Just to keep the noir going, Pushover (1954). Directed by Richard Quine, it starts Fred MacMurray and Kim Novak, and it does have a touch of Double Indemnity in it.
It starts with a bank robbery and murder. Then we cut to Kim Novak coming out of the movies. She is wrapped in furs, but all alone. When her car won't start, Fred MacMurray comes over to help. They both noticed each other in the theater and wondered why they were alone. Well, I'm wondering too. They have some sexy dialog, go to a bar, then his place, and the whole time, we don't know what's going on. Who are these people and what are they up to?
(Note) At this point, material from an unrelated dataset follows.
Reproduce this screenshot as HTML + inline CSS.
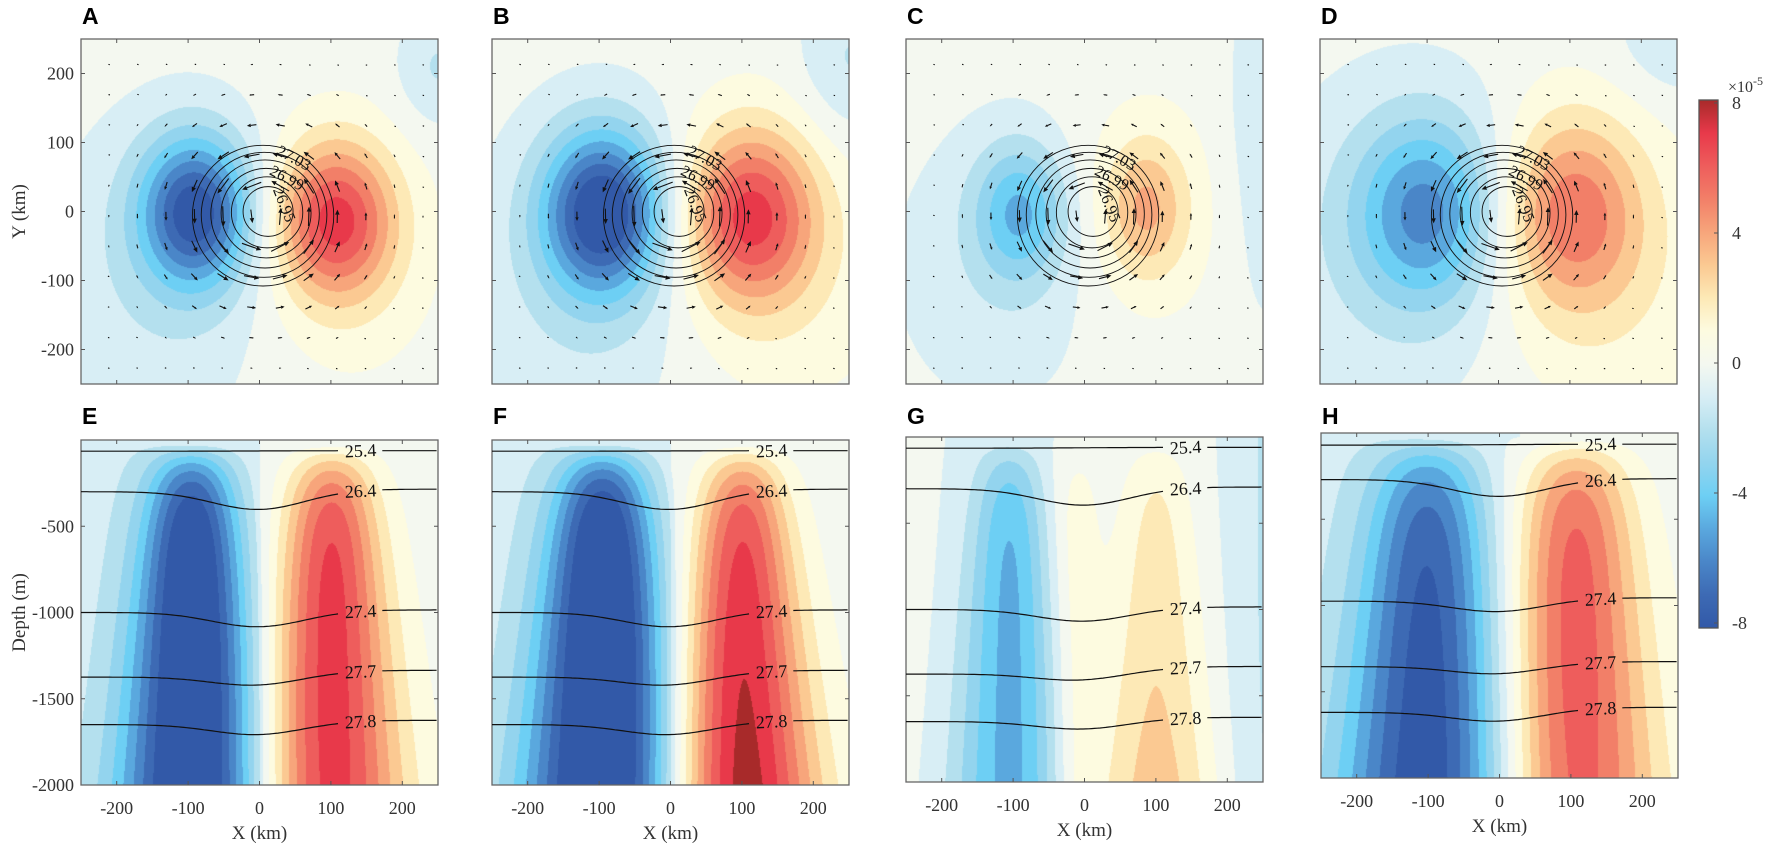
<!DOCTYPE html>
<html><head><meta charset="utf-8">
<style>
html,body{margin:0;padding:0;background:#fff;}
#wrap{position:relative;width:1772px;height:843px;overflow:hidden;}
canvas{position:absolute;}
svg{position:absolute;left:0;top:0;}
</style></head>
<body><div id="wrap"></div>
<script>
var W=1772,H=843,PW=357,PH=345;
var wrap=document.getElementById('wrap');
function sq(a){return a*a;}
var NEG=['#d8eef5','#b4e0ee','#93d4ee','#6dcff4','#5aa8de','#4a86c8','#3d6ab4','#3259a8'];
var POS=['#fdfbe0','#fde9b6','#fbc992','#f7a57b','#f27f68','#ee5d5c','#e8394a','#a82a2a'];
var BG='#f4f8f0';
function hex(c){return [parseInt(c.substr(1,2),16),parseInt(c.substr(3,2),16),parseInt(c.substr(5,2),16)];}
var NEGr=NEG.map(hex),POSr=POS.map(hex),BGr=hex(BG);
function col(v){var a=Math.abs(v);if(a<0.5)return BGr;var k=Math.min(8,Math.ceil(a-0.5));return v<0?NEGr[k-1]:POSr[k-1];}
function drawField(left,top,f){
 var c=document.createElement('canvas');c.width=PW;c.height=PH;c.style.left=left+'px';c.style.top=top+'px';
 var ctx=c.getContext('2d');var im=ctx.createImageData(PW,PH);
 for(var j=0;j<PH;j++)for(var i=0;i<PW;i++){var v=f(i,j);var cc=col(v);var p=(j*PW+i)*4;im.data[p]=cc[0];im.data[p+1]=cc[1];im.data[p+2]=cc[2];im.data[p+3]=255;}
 ctx.putImageData(im,0,0);wrap.appendChild(c);
}
function g2(x,y,b){var dx=x-b[0],dy=y-b[1];return b[2]*Math.exp(-(dx*dx/(2*b[3]*b[3])+dy*dy/(2*b[4]*b[4])));}
function ga(x,c,s){return Math.exp(-sq(x-c)/(2*s*s));}
var tops=[
 {L:81,T:39,letter:'A',blobs:[[-90,0,-7.6,55,78],[105,-10,6.4,58,80],[-150,-100,-1.3,120,170],[120,-80,1.0,90,120],[250,210,-1.6,40,60]]},
 {L:492,T:39,letter:'B',blobs:[[-95,0,-8.3,60,85],[110,-5,6.5,65,90],[-120,-120,-1.3,130,170],[150,-100,1.1,120,140],[250,220,-1.6,50,80]]},
 {L:906,T:39,letter:'C',blobs:[[-90,0,-4.0,45,70],[85,5,3.0,40,70],[-120,-80,-1.2,110,150],[80,0,1.0,90,120],[250,100,-1.2,40,200]]},
 {L:1320,T:39,letter:'D',blobs:[[-100,0,-5.0,70,95],[100,0,4.8,70,100],[-150,-50,-1.3,140,180],[150,-100,1.2,120,150],[250,250,-1.4,60,60]]}
];
tops.forEach(function(p){drawField(p.L,p.T,function(i,j){var x=-250+i/PW*500,y=250-j/PH*500;var v=0;p.blobs.forEach(function(b){v+=g2(x,y,b);});return v;});});
function PP(d){return 1-Math.exp(-Math.max(0,d-20)/220);}
var bots=[
 {L:81,T:440,letter:'E',f:function(x,d){var s=40+30*d/2000;return PP(d)*(-8.6*ga(x,-95,s)+7.1*ga(x,100,s))-1.2*ga(x,-160,150)*(x<0?1:0.3);}},
 {L:492,T:440,letter:'F',f:function(x,d){var s=42+35*d/2000;return PP(d)*(-9.0*ga(x,-95,s)+(6.9+1.4*Math.pow(d/2000,1.5))*ga(x,100,s-4))-1.2*ga(x,-160,150)*(x<0?1:0.3);}},
 {L:906,T:437,letter:'G',f:function(x,d){var s=30+25*d/2000;return PP(d)*(-3.9*ga(x,-105,s)+(2.0+1.0*sq(d/2000))*ga(x,100,28+30*d/2000)+1.4*ga(x,-15,25))-1.6*ga(x,260,50)-0.9*ga(x,-120,70);}},
 {L:1321,T:433,letter:'H',f:function(x,d){var s=50+35*d/2000;return PP(d)*(-(6.2+1.2*d/2000)*ga(x,-100,s)+6.3*ga(x,105,50+30*d/2000))-1.2*ga(x,-170,150);}}
];
bots.forEach(function(p){drawField(p.L,p.T,function(i,j){var x=-250+i/PW*500,d=j/PH*2000;return p.f(x,d);});});

var s='<svg width="'+W+'" height="'+H+'" xmlns="http://www.w3.org/2000/svg" font-family="Liberation Serif, serif">';
var tickc='#555';
function frame(L,T,yt){
 var o='<rect x="'+L+'" y="'+T+'" width="'+PW+'" height="'+PH+'" fill="none" stroke="#666" stroke-width="1.3"/>';
 [-200,-100,0,100,200].forEach(function(k){var x=L+(k+250)/500*PW;o+='<line x1="'+x+'" y1="'+T+'" x2="'+x+'" y2="'+(T+4)+'" stroke="'+tickc+'"/><line x1="'+x+'" y1="'+(T+PH)+'" x2="'+x+'" y2="'+(T+PH-4)+'" stroke="'+tickc+'"/>';});
 yt.forEach(function(y){o+='<line x1="'+L+'" y1="'+y+'" x2="'+(L+4)+'" y2="'+y+'" stroke="'+tickc+'"/><line x1="'+(L+PW)+'" y1="'+y+'" x2="'+(L+PW-4)+'" y2="'+y+'" stroke="'+tickc+'"/>';});
 return o;
}
function arrow(x1,y1,x2,y2){
 var dx=x2-x1,dy=y2-y1,l=Math.hypot(dx,dy);
 if(l<2.2){return '<line x1="'+(x1-0.6)+'" y1="'+y1+'" x2="'+(x1+0.8)+'" y2="'+(y1+0.4)+'" stroke="#111" stroke-width="1.1"/>';}
 var ux=dx/l,uy=dy/l,h=Math.min(5,l*0.4);
 var bx=x2-ux*h,by=y2-uy*h;
 return '<line x1="'+x1+'" y1="'+y1+'" x2="'+bx+'" y2="'+by+'" stroke="#111" stroke-width="1.1"/><polygon points="'+x2+','+y2+' '+(bx-uy*h*0.45)+','+(by+ux*h*0.45)+' '+(bx+uy*h*0.45)+','+(by-ux*h*0.45)+'" fill="#111"/>';
}
var amp=[1,1.05,0.85,0.95];
tops.forEach(function(p,pi){
 var L=p.L,T=p.T,X=function(x){return L+(x+250)/500*PW;},Y=function(y){return T+(250-y)/500*PH;};
 var yt=[200,100,0,-100,-200].map(Y);
 s+=frame(L,T,yt);
 for(var yk=213;yk>-250;yk-=44)for(var xk=-211;xk<250;xk+=40){
  var r=Math.hypot(xk-5,yk+5)+1e-6;var sp=18*amp[pi]*(r/75)*Math.pow(Math.exp(1-r/75),1.6);
  var u=-(yk+5)/r*sp,v=(xk-5)/r*sp;
  var cx=X(xk),cy=Y(yk);
  s+=arrow(cx-u/2,cy+v/2,cx+u/2,cy-v/2);
 }
 var rs=[99,88,76,63,50,35];
 rs.forEach(function(r,k){var cx=5+k*1.4,cy=-6+k*1.2;s+='<ellipse cx="'+X(cx)+'" cy="'+Y(cy)+'" rx="'+(r/500*PW)+'" ry="'+(r*1.03/500*PH)+'" fill="none" stroke="#111" stroke-width="0.9"/>';});
 var x0=X(0),y0=Y(0);
 s+='<g font-size="16" fill="#111"><text transform="translate('+(x0+32)+','+(y0-49)+') rotate(28)" text-anchor="middle">27.03</text>';
 s+='<text transform="translate('+(x0+25)+','+(y0-29)+') rotate(28)" text-anchor="middle">26.99</text>';
 s+='<text transform="translate('+(x0+20)+','+(y0-5)+') rotate(68)" text-anchor="middle">26.95</text></g>';
 s+='<text x="'+(L+1)+'" y="24" font-family="Liberation Sans, sans-serif" font-weight="bold" font-size="23" fill="#000">'+p.letter+'</text>';
 if(pi==0){[200,100,0,-100,-200].forEach(function(v){s+='<text x="'+(L-7)+'" y="'+(Y(v)+6)+'" font-size="18" fill="#333" text-anchor="end">'+v+'</text>';});
  s+='<text transform="translate(25,'+Y(0)+') rotate(-90)" font-size="19" fill="#333" text-anchor="middle">Y (km)</text>';}
});
var iso=[['25.4',65,0,62],['26.4',300,110,285],['27.4',1000,90,985],['27.7',1375,65,1335],['27.8',1650,70,1625]];
var isoG=[['25.4',65,0,60],['26.4',300,100,290],['27.4',1000,75,985],['27.7',1375,55,1330],['27.8',1650,55,1625]];
var isoH=[['25.4',70,0,65],['26.4',270,100,265],['27.4',975,70,955],['27.7',1355,55,1325],['27.8',1620,65,1590]];
bots.forEach(function(p,pi){
 var L=p.L,T=p.T,X=function(x){return L+(x+250)/500*PW;},Y=function(d){return T+d/2000*PH;};
 s+=frame(L,T,[500,1000,1500].map(Y));
 var set=pi==2?isoG:(pi==3?isoH:iso);
 set.forEach(function(q){
  var dep=function(x){return q[1]+(q[3]-q[1])/(1+Math.exp(-x/50))+q[2]*Math.exp(-x*x/(2*65*65));};
  [[-250,112],[172,250]].forEach(function(sg){var pts=[];for(var x=sg[0];x<=sg[1];x+=4)pts.push(X(x).toFixed(1)+','+Y(dep(x)).toFixed(1));s+='<polyline points="'+pts.join(' ')+'" fill="none" stroke="#111" stroke-width="1.2"/>';});
  var lx=142;s+='<text transform="translate('+X(lx)+','+(Y(dep(lx))+6)+') rotate(-3)" font-size="18" fill="#111" text-anchor="middle">'+q[0]+'</text>';
 });
 s+='<text x="'+(L+1)+'" y="424" font-family="Liberation Sans, sans-serif" font-weight="bold" font-size="23" fill="#000">'+p.letter+'</text>';
 [-200,-100,0,100,200].forEach(function(v){s+='<text x="'+X(v)+'" y="'+(T+PH+29)+'" font-size="18" fill="#333" text-anchor="middle">'+v+'</text>';});
 s+='<text x="'+X(0)+'" y="'+(T+PH+54)+'" font-size="19" fill="#333" text-anchor="middle">X (km)</text>';
 if(pi==0){[500,1000,1500,2000].forEach(function(v){s+='<text x="'+(L-7)+'" y="'+(Y(v)+6)+'" font-size="18" fill="#333" text-anchor="end">-'+v+'</text>';});
  s+='<text transform="translate(25,'+Y(1000)+') rotate(-90)" font-size="19" fill="#333" text-anchor="middle">Depth (m)</text>';}
});
var cbT=100,cbB=628,cbL=1699,cbW=19;
var cbc=['#3259a8','#3d6ab4','#4a86c8','#5aa8de','#6dcff4','#93d4ee','#b4e0ee','#d8eef5','#f4f8f0','#fdfbe0','#fde9b6','#fbc992','#f7a57b','#f27f68','#ee5d5c','#e8394a','#a82a2a'];
s+='<defs><linearGradient id="cb" x1="0" y1="1" x2="0" y2="0">';
cbc.forEach(function(c,i){s+='<stop offset="'+(i/16)+'" stop-color="'+c+'"/>';});
s+='</linearGradient></defs>';
s+='<rect x="'+cbL+'" y="'+cbT+'" width="'+cbW+'" height="'+(cbB-cbT)+'" fill="url(#cb)" stroke="#555" stroke-width="1.3"/>';
[[8,103],[4,233],[0,363],[-4,493],[-8,623]].forEach(function(t){s+='<line x1="'+(cbL+cbW-4)+'" y1="'+t[1]+'" x2="'+(cbL+cbW)+'" y2="'+t[1]+'" stroke="#555"/><text x="1732" y="'+(t[1]+6)+'" font-size="18" fill="#333">'+t[0]+'</text>';});
s+='<text x="1728" y="92" font-size="16" fill="#333">×10<tspan dy="-7" font-size="12">-5</tspan></text>';
s+='</svg>';
wrap.insertAdjacentHTML('beforeend',s);
</script>
</body></html>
Spoiler - he's a cop and she's the moll of one of the bank robbers. MacMurray was assigned to get close to her, and I guess he is pretty good at it. Of course, she does catch on, in a great little scene where she spits, "You're a cop!" and slaps him. As she kicks him out, she says, "Well, it's been weird knowing you." But he isn't just sleeping with her because it's his job. He's starting to fall in love with her. So they start cooking up a scheme to take the money from the heist and run off together.
Meanwhile, MacMurray has to keep playing cop, doing surveillance along with partner Phil Carey. Carey spends most of his time watching the redhead next door to Novak, a wholesome nurse who puts up drapes in jeans and a man's shirt and hosts cocktail parties after a long day at work. She's played by Dorothy Malone, usually a bad girl. Her part starts out as something like comic relief, but turns into a little more.
This is no Double Indemnity - Novak is more a sex kitten than femme fatale, and MacMurray's cop doesn't have the depth of Walter Neff. But Novak is sexy and real and fun to watch. The cold open is odd and can throw you off balance. All in all, exemplary noir.
Ms. Spenser, on the other hand, was disappoint that nobody was actually push over anything, like off the roof.